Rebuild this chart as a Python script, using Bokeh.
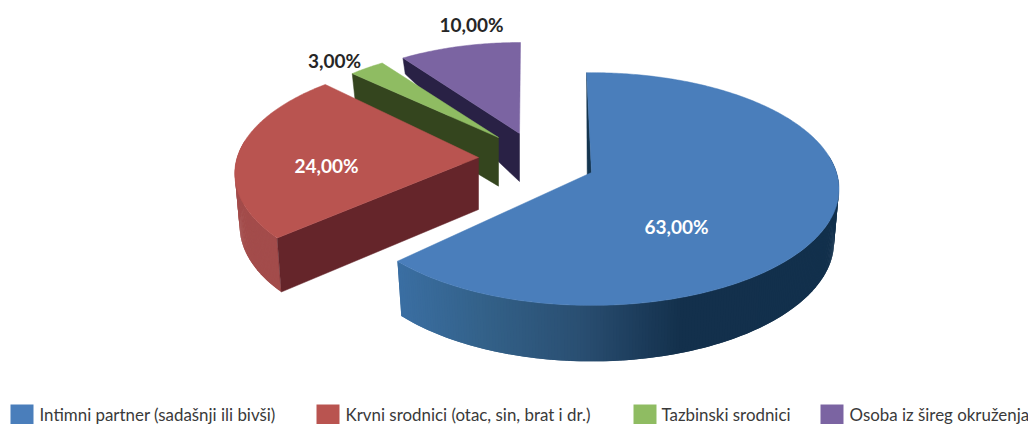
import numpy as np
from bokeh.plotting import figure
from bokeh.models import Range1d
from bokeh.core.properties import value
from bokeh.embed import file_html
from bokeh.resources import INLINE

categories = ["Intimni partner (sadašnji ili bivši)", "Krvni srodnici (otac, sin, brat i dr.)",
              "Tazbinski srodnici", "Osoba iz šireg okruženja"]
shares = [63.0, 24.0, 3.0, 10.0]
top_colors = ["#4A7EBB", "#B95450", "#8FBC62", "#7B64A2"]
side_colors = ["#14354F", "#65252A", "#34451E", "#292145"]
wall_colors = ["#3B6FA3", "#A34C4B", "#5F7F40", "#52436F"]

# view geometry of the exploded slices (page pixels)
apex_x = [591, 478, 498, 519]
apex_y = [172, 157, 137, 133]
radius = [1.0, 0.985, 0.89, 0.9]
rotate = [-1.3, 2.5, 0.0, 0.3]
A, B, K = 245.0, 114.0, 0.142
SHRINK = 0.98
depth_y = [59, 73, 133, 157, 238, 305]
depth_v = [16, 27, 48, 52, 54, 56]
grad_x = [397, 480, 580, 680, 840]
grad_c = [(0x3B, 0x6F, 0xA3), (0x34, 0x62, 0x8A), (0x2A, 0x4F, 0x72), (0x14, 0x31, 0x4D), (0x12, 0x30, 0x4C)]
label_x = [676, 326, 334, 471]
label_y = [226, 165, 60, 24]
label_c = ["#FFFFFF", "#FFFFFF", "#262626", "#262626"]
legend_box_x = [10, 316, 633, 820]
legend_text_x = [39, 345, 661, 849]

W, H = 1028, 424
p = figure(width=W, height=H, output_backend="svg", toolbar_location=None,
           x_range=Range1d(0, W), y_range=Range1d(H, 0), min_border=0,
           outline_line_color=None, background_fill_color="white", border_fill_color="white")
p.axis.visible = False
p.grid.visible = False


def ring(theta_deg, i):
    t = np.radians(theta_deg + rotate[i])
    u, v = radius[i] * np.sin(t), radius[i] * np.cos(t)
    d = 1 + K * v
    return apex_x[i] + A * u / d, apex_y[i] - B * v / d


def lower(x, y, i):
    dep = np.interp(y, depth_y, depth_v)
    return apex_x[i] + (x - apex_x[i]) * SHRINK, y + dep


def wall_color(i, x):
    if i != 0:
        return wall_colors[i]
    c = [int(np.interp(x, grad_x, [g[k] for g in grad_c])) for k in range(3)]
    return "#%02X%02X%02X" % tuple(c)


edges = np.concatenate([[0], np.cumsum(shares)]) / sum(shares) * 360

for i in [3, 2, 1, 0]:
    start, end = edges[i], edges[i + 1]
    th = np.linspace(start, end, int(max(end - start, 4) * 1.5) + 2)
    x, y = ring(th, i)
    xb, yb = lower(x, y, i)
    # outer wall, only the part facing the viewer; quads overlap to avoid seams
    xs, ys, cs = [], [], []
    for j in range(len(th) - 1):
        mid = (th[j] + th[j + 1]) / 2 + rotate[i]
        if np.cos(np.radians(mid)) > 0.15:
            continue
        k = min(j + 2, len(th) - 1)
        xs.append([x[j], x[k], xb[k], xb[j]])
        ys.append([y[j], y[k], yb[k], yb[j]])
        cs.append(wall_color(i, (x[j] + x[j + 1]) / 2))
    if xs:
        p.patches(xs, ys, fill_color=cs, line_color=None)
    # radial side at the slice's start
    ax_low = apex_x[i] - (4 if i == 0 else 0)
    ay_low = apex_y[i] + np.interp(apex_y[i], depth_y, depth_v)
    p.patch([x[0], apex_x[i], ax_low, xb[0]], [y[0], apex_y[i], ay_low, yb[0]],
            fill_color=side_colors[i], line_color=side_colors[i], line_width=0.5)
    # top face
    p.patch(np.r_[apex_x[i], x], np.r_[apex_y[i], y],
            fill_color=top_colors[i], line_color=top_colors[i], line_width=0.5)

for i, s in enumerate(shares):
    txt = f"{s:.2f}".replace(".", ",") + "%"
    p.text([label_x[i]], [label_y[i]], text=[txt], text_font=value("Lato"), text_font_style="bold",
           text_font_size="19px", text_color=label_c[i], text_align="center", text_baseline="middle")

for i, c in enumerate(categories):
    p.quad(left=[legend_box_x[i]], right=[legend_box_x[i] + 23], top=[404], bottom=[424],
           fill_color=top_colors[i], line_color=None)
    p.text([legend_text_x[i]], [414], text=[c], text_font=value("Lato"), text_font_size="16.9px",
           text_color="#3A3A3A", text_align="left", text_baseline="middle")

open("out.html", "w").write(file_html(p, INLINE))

***

SHORT PROBLEM
Copy nothing but the lines from the first one in the listing through the line with "from bokeh.resources import INLINE", and omit the pictures.

OUTPUT BELOW
Rebuild this chart as a Python script, using Bokeh.
import numpy as np
from bokeh.plotting import figure
from bokeh.models import Range1d
from bokeh.core.properties import value
from bokeh.embed import file_html
from bokeh.resources import INLINE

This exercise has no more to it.